Watch: Computer-Generated Skeletons Run for Cerebral Palsy
Tony Pallone | August 10, 2017NIPS 2017, the 31st Annual Conference on Neural Information Processing Systems, will include five official competitions this year. One, called “Learning to Run,” tasks participants with developing a controller to navigate a physiologically-based human model through a complex obstacle course.
Łukasz Kidziński, a postdoctoral fellow in bioengineering at Stanford University, created the contest as a way to help kids with cerebral palsy. In treating the condition, doctors often turn to muscle-relaxing surgery to improve a patient’s gait—which doesn’t always work. “The key question is how to predict how patients will walk after surgery,” said Kidziński. “That’s a big question, which is extremely difficult to approach.”
Kidziński works in Stanford's Neuromuscular Biomechanics Lab run by Scott Delp, a bioengineering and mechanical engineering professor who has spent decades studying the mechanics of the human body. Delp and his collaborators have collected data on the movements and muscle activity of hundreds of individuals as they walk and run.
That data can be used to build accurate models of how individual muscles and limbs move in response to brain signals. But brain control of complex processes like walking is not well understood.
Machine learning could help to model the brain’s movement control systems, says Delp, but for the most part its practitioners are working on self-driving cars, playing complex games or serving up more effective online advertising. Some, however, are looking for more meaningful problems to work on.
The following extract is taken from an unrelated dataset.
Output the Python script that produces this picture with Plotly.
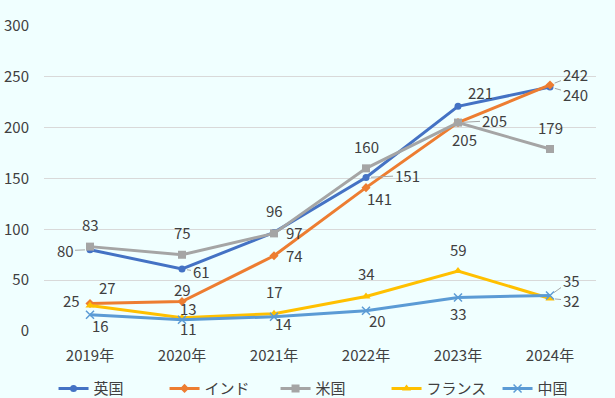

Crowdsourcing has brought 63 teams to the competition, with a total of 145 ideas submitted so far. Kidziński supplies each team with a human musculoskeletal model and a physics-based simulation environment for synthesizing external obstacles like stairs or a slippery floor, along with internal obstacles like weak or unreliable muscles. Each team is scored based on the distance its simulated human can travel through the obstacle course in a set amount of time.
In the long run, Kidziński hopes the work may also help others to design devices to assist with tasks such as carrying loads. Ideas could also be used to improve on sports techniques. But, he said, something important has already been created: a new way of solving biomechanical problems that looks to virtual crowds for solutions.